One more lawyerly Mukasey move: He promotes the interpretation that an interrogation tactic is cruel, inhuman, and degrading—and therefore barred by statute—only if it "shocks the conscience," as the Supreme Court has defined that term. This is a crutch the government has loved to lean on. In the court's words, which Mukasey dutifully quotes, the standard "demands an exact analysis of circumstances before any abuse of power is condemned as conscience shocking" (his italics). Which brings us back to where we started: It's all about context and nuance. Waterboarding might be bad news most of the time. But Mukasey can't or won't say that's the case in advance or in general. If the Senate confirms him, it will tell the world that the American attorney general hasn't made up his mind about a form of torture that's been reviled for centuries and consistently prosecuted in American courts.
There's more to mine in Mukasey's answers, which in their long version run over 172 pages. Senators who have railed against the administration's efforts to turn the executive into the ever more dominant branch should continue to worry about his stance on the president's power to order surveillance. But it's Mukasey's legalistic hedges about waterboarding that are easiest to rally around, and that should distress Republicans like McCain and Arlen Specter just as much as Democrats.
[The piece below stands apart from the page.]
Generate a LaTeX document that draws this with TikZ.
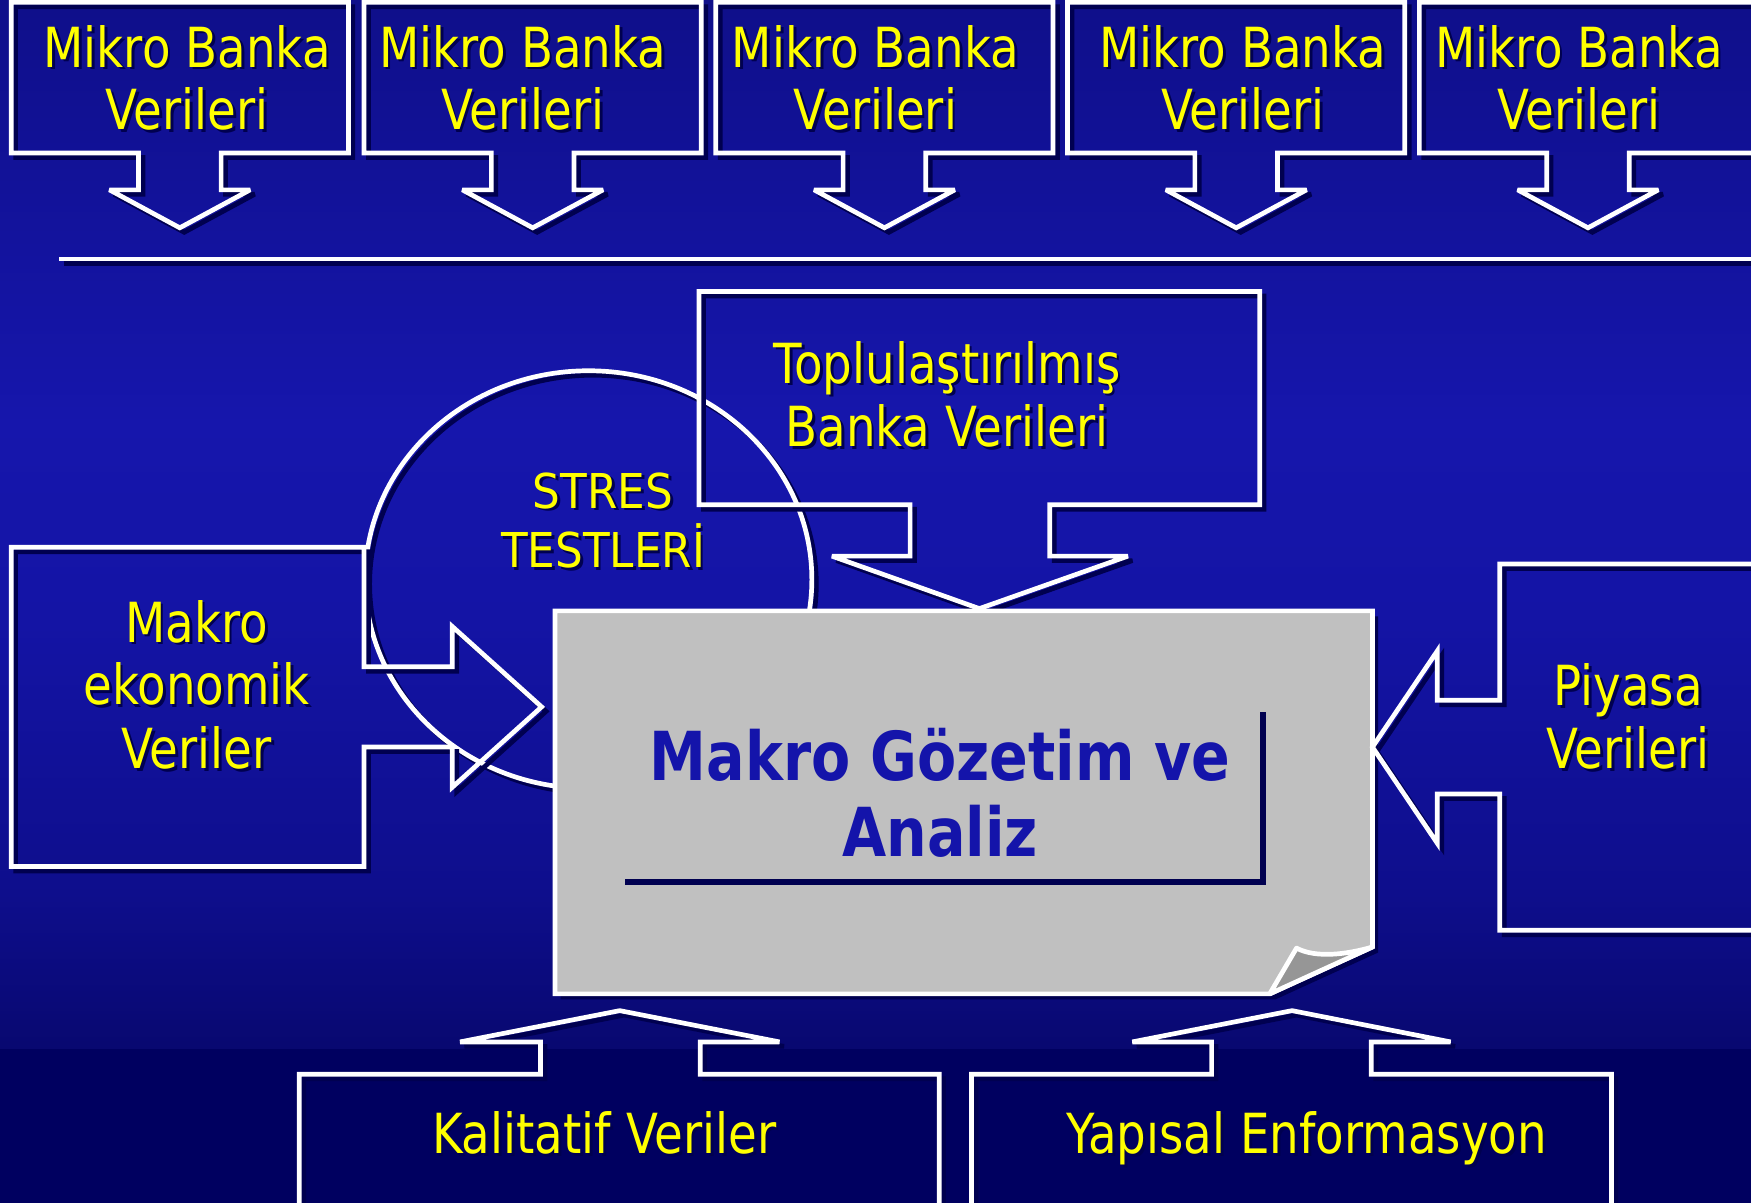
\documentclass[tikz,border=0pt]{standalone}
\usepackage{fontspec}
\setmainfont{DejaVu Sans}[FakeStretch=0.845]
\newfontfamily\capsfont{DejaVu Sans}[FakeStretch=0.91]
\definecolor{bgTop}{RGB}{15,15,138}
\definecolor{bgF}{RGB}{22,22,172}
\definecolor{bgE}{RGB}{20,20,165}
\definecolor{bgD}{RGB}{14,14,140}
\definecolor{bgC}{RGB}{8,8,112}
\definecolor{bgBot}{RGB}{0,0,96}
\definecolor{shd}{RGB}{0,0,80}
\definecolor{yel}{RGB}{255,255,0}
\definecolor{greyc}{RGB}{192,192,192}
\definecolor{foldc}{RGB}{150,150,150}
\definecolor{titc}{RGB}{20,20,170}
\newcommand\bigf{\fontsize{49.5}{56}\selectfont}
\newcommand\midf{\capsfont\fontsize{43}{52}\selectfont}
\newcommand\titf{\fontsize{60.5}{68}\selectfont\bfseries}
\newcommand\outl[1]{\draw[shline] #1; \draw[wline] #1;}
\newcommand\ytxt[5][\bigf]{%
  \node[ytshadow,font=#1] at (#3+2.5,#4+2.5) {#5};
  \node[ytext,font=#1] (#2) at (#3,#4) {#5};}
\begin{document}
\begin{tikzpicture}[x=1pt,y=-1pt,line join=miter,miter limit=4,
  wline/.style={draw=white,line width=4.2},
  shline/.style={draw=shd,line width=4.2,shift={(4,4)}},
  ytext/.style={anchor=base,inner sep=0,text=yel},
  ytshadow/.style={anchor=base,inner sep=0,text=shd},
  ttext/.style={anchor=base,inner sep=0,text=titc,font=\titf}]
\clip (0,0) rectangle (1568,1077);
% background
\shade[top color=bgTop,bottom color=bgF] (0,-1) rectangle (1568,380.5);
\shade[top color=bgF,bottom color=bgE] (0,380) rectangle (1568,550.5);
\shade[top color=bgE,bottom color=bgD] (0,550) rectangle (1568,800.5);
\shade[top color=bgD,bottom color=bgC] (0,800) rectangle (1568,939.5);
\fill[bgBot] (0,939) rectangle (1568,1080);
% stress test circle
\outl{(527,519) ellipse [x radius=200,y radius=187]}
% macro-economic data box with arrow
\outl{(10,490) -- (326,490) -- (326,597) -- (405,597) -- (405,561) -- (485,633) -- (405,705) -- (405,669) -- (326,669) -- (326,776) -- (10,776) -- cycle}
% aggregated bank data box
\outl{(626,261) -- (1128,261) -- (1128,452) -- (940,452) -- (940,498) -- (1010,498) -- (877,545) -- (745,498) -- (815,498) -- (815,452) -- (626,452) -- cycle}
% central grey box
\fill[shd] (502,552) -- (1234,552) -- (1234,853) -- (1142,895) -- (502,895) -- cycle;
\filldraw[fill=greyc,draw=white,line width=4.2] (497,547) -- (1229,547) -- (1229,848) -- (1137,890) -- (497,890) -- cycle;
\filldraw[fill=foldc,draw=white,line width=4.2,line join=round] (1137,890) -- (1161,849) .. controls (1178,858) and (1205,855) .. (1229,848) -- cycle;
\draw[shd,line width=5] (560,790) -- (1131,790) -- (1131,638);
% market data box
\outl{(1580,505) -- (1343,505) -- (1343,627) -- (1287,627) -- (1287,583) -- (1229,669) -- (1287,755) -- (1287,711) -- (1343,711) -- (1343,833) -- (1580,833)}
% bottom boxes
\outl{(268,1090) -- (268,962) -- (484,962) -- (484,933) -- (412,933) -- (555,905) -- (698,933) -- (627,933) -- (627,962) -- (841,962) -- (841,1090)}
\outl{(870,1090) -- (870,962) -- (1085,962) -- (1085,933) -- (1014,933) -- (1157,905) -- (1299,933) -- (1228,933) -- (1228,962) -- (1443,962) -- (1443,1090)}
% top micro bank data boxes
\foreach \L/\tx [count=\i] in {10/167.5,326/468,641/784,956/1113,1271/1414}{
  \outl{(\L,2) -- (\L+302,2) -- (\L+302,137) -- (\L+151+37,137) -- (\L+151+37,170) -- (\L+151+63,170) -- (\L+151,204) -- (\L+151-63,170) -- (\L+151-37,170) -- (\L+151-37,137) -- (\L,137) -- cycle}
  \ytxt{mb\i a}{\tx}{60}{Mikro Banka}
  \ytxt{mb\i b}{\tx}{116}{Verileri}
}
% separator line
\outl{(53,232) -- (1580,232)}
% texts
\ytxt{tb1}{848}{343}{Toplulaştırılmış}
\ytxt{tb2}{848}{400}{Banka Verileri}
\ytxt[\midf]{st1}{540}{455}{STRES}
\ytxt[\midf]{st2}{540}{508}{TESTLERİ}
\ytxt{mk1}{176}{575}{Makro}
\ytxt{mk2}{176}{631}{ekonomik}
\ytxt{mk3}{176}{688}{Veriler}
\ytxt{pv1}{1458}{632}{Piyasa}
\ytxt{pv2}{1458}{688}{Verileri}
\ytxt{kv}{541}{1033}{Kalitatif Veriler}
\ytxt{ye}{1170}{1033}{Yapısal Enformasyon}
\node[ttext] (t1) at (842,699) {Makro Gözetim ve};
\node[ttext] (t2) at (842,767) {Analiz};
\end{tikzpicture}
\end{document}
We'll find out soon enough. Moments of truth by definition don't last long, and the Senate judiciary committee this morning scheduled a debate and vote on Mukasey for Nov. 6. If the administration is taking a gamble on the outcome, it has also neatly lowered the stakes. The acting attorney general, Peter Keisler, is a founder of the Federalist Society and a dreamboat for movement conservatives. If Mukasey goes down, Keisler stays in. Do the Democrats want him to decide which allegations of election-law violations to prosecute in 2008? There's another ramification, too: Keisler is up for a seat on the U.S. Court of Appeals for the D.C. Circuit, and it could be easier for him to win confirmation from the helm of the DoJ. The administration has set up the vote on Mukasey to look a lot like this: Heads, we win; tails, you lose.